Juvenile Idiopathic Arthritis
Juvenile idiopathic arthritis (JIA) is an inflammatory arthritis that affects children aged 16 years or less. The symptoms typically last for 6 weeks or more and a number of joints may be involved including the spine. Juvenile idiopathic arthritis was previously known as juvenile rheumatoid arthritis but it is now known that it is not simply rheumatoid arthritis of the children. The disease encompasses a wide range of symptoms and the cause of JIA is unknown.
Juvenile idiopathic arthritis leads to inflammation of the joints in the body that may cause pain, stiffness, swelling, instability, or loss of function of the joint involved. The facet joints in the spine are synovial joints and the cervical spine is usually affected by juvenile idiopathic arthritis.
The inflammation from juvenile idiopathic arthritis not only affects the joint but the ligaments, tendons, bone, and muscles around the joints. Patients usually present with pain, swelling, increased temperature, stiffness of multiple joints.
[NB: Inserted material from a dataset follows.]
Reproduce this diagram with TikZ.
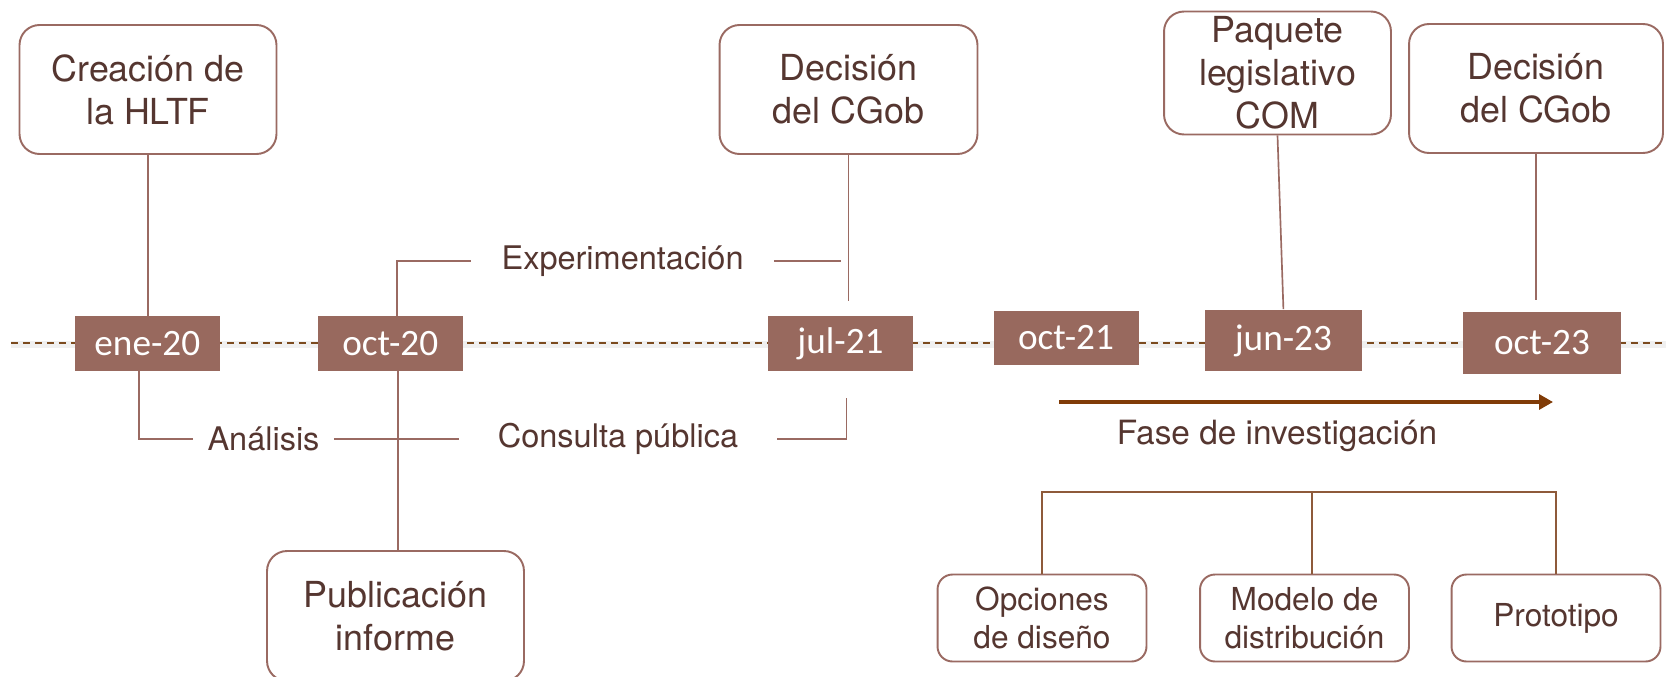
\documentclass[tikz,border=0pt]{standalone}
\usepackage{fontspec}
\setmainfont{TeX Gyre Heros}
\newfontfamily\fechafont{Carlito}
\usepackage{tikz}
\usetikzlibrary{arrows.meta,calc}

\definecolor{marron}{HTML}{9A6A62}
\definecolor{fechamarron}{HTML}{98695E}
\definecolor{textomarron}{HTML}{553630}
\definecolor{ejemarron}{HTML}{7B4A1E}
\definecolor{flechamarron}{HTML}{803B07}
\definecolor{ramamarron}{HTML}{8E5A3A}

\begin{document}
\begin{tikzpicture}[>={Triangle[length=0.28cm,width=0.3cm]}, x=0.02cm, y=-0.02cm]
      \tikzset{
	  hito/.style={draw=marron, line width=1.1pt, rounded corners=0.4cm, fill=white, text=textomarron, align=center, inner sep=0pt, font=\fontsize{20.4}{24.5}\selectfont},
	  fecha/.style={fill=fechamarron, text=white, inner sep=0pt, minimum width=2.9cm, minimum height=1.1cm, font=\fechafont\fontsize{21.2}{24}\selectfont},
	  etiqueta/.style={text=textomarron, font=\fontsize{18.5}{22}\selectfont},
	  caja/.style={draw=marron, line width=1.1pt, rounded corners=0.3cm, text=textomarron, align=center, inner sep=0pt, minimum width=4.18cm, minimum height=1.74cm, font=\fontsize{18}{21.5}\selectfont},
	  enlace/.style={draw=marron, line width=0.95pt},
	  ramal/.style={draw=ramamarron, line width=0.7pt},
      }
      \useasboundingbox (0,0) rectangle (1666,676);

      % eje temporal
      \coordinate (ejeA) at (11,343);
      \coordinate (ejeB) at (1666,343);
      \draw[black!6, line width=4pt] ([yshift=-1pt]ejeA) -- ([yshift=-1pt]ejeB);
      \draw[ejemarron, line width=1.2pt, dash pattern=on 0.14cm off 0.1cm] (ejeA) -- (ejeB);

      \node (ene20) at (147.3, 343.5) [fecha] {ene-20};
      \node (oct20) at (390.2, 343.5) [fecha] {oct-20};
      \node (jul21) at (840.5, 343.5) [fecha] {jul-21};
      \node (oct21) at (1066, 338) [fecha] {oct-21};
      \node (jun23) at (1283.4, 340.5) [fecha, minimum width=3.14cm, minimum height=1.24cm] {jun-23};
      \node (oct23) at (1542, 343) [fecha, minimum width=3.16cm, minimum height=1.24cm] {oct-23};

      \node (creacion) at (148, 89.5) [hito, minimum width=5.14cm, minimum height=2.58cm] {Creación de\\la HLTF};
      \node (decision1) at (848.5, 89.5) [hito, minimum width=5.16cm, minimum height=2.58cm] {Decisión\\del CGob};
      \node (paquete) at (1277.5, 73) [hito, minimum width=4.54cm, minimum height=2.46cm] {Paquete\\legislativo\\COM};
      \node (decision2) at (1536, 88.5) [hito, minimum width=5.08cm, minimum height=2.58cm] {Decisión\\del CGob};
      \node (publicacion) at (395.5, 616) [hito, minimum width=5.14cm, minimum height=2.6cm] {Publicación\\informe};

      \node (exper) at (622.6, 261) [etiqueta, inner xsep=0.6cm] {Experimentación};
      \node (analisis) at (263.5, 439) [etiqueta, inner xsep=0.28cm] {Análisis};
      \node (consulta) at (618, 439) [etiqueta, inner xsep=0.78cm] {Consulta pública};
      \node (fase) at (1277, 436) [etiqueta, font=\fontsize{19}{22}\selectfont] {Fase de investigación};

      \node (opciones) at (1042, 618) [caja] {Opciones\\de diseño};
      \node (modelo) at (1304.5, 618) [caja] {Modelo de\\distribución};
      \node (prototipo) at (1556, 618) [caja] {Prototipo};

      % hitos sobre el eje
      \draw [enlace] (creacion.south) -- (creacion.south |- ene20.north);
      \draw [enlace] (decision1.south) -- ([yshift=0.3cm]decision1.south |- jul21.north);
      \draw [enlace] (paquete.south) -- (jun23.north);
      \draw [enlace] (decision2.south) -- ([yshift=0.24cm]decision2.south |- oct23.north);
      \draw [enlace] ([xshift=0.16cm]oct20.south) -- ([xshift=0.16cm]oct20.south |- publicacion.north);

      % tramos
      \draw [enlace] ([xshift=0.14cm]oct20.north) |- (exper.west);
      \draw [enlace] (exper.east) -- (exper.east -| jul21.north);
      \draw [enlace] ([xshift=-0.16cm]ene20.south) |- (analisis.west);
      \draw [enlace] (analisis.east) -- (consulta.west);
      \draw [enlace] (consulta.east) -| ([shift={(6,27)}]jul21.south);

      \coordinate (faseA) at (1059, 402);
      \coordinate (faseB) at (1553, 402);
      \draw [flechamarron, line width=1.8pt, ->] (faseA) -- (faseB);

      \coordinate (rama) at (1044, 492);
      \draw [ramal] (opciones.north) -- (opciones.north |- rama) -| (prototipo.north);
      \draw [ramal] ([xshift=0.15cm]modelo.north) -- ([xshift=0.15cm]modelo.north |- rama);
\end{tikzpicture}
\end{document}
The symptoms may be associated with intermittent low-grade fever, rash, inflammation of the eye (iridocyclitis), morning stiffness.
Female adolescents are more commonly affected than males and the above symptoms last more than six weeks. The iridocyclitis in the eye may cause blurring of the vision and may lead to rapid loss of vision if left untreated. The involvement of the cervical spine may lead to pain, stiffness, abnormal curvature (kyphosis), or instability.
Still’s disease is a variant of juvenile arthritis that may present as fever, rash, joint pain, along with enlargement of the spleen. Still’s disease usually presents in children aged 5-10 years.
The classification of juvenile idiopathic arthritis depends upon the number of joints involved and the involvement of organ systems other than the joints. In the polyarticular type, usually more than 5 joints are involved and the joints most commonly involved are of the hand and the wrist.
In pauciarticular juvenile arthritis, less than 5 joints are involved and the joints typically involved are the knees and ankles. The patients may have limb deformities as growing centers of the bones may be involved. There is frequent involvement of the eyes.
Systemic juvenile arthritis involves multiple joints along with the involvement of the spleen, liver, heart and lymph nodes. There may be a rash and a child may have intermittent fever.
The symptoms of morning stiffness and joint pain frequently present in a child as limping and inability to use the limb, especially in the morning. Visual changes and rash may become evident on physical examination.
The diagnostic work up done by the physician includes a thorough history preceding the symptoms and the course of the disease. The physician may do a physical examination to check for the function of the various joints. Blood investigations form a major part of diagnostic workout and involve testing for RA factor, ANA, and ESR, CRP. The physician may perform blood tests to rule out infection.
Once diagnosed the treatment consists of use of disease modifying drugs such as Etarnacept, Rituximab, Azathioprine, etc. The child may require frequent ophthalmic examinations. High dose steroid medications may be used in some patients.
Bone cutting and bone fusion surgeries may be performed in patients with severe disease who have reached skeletal maturity.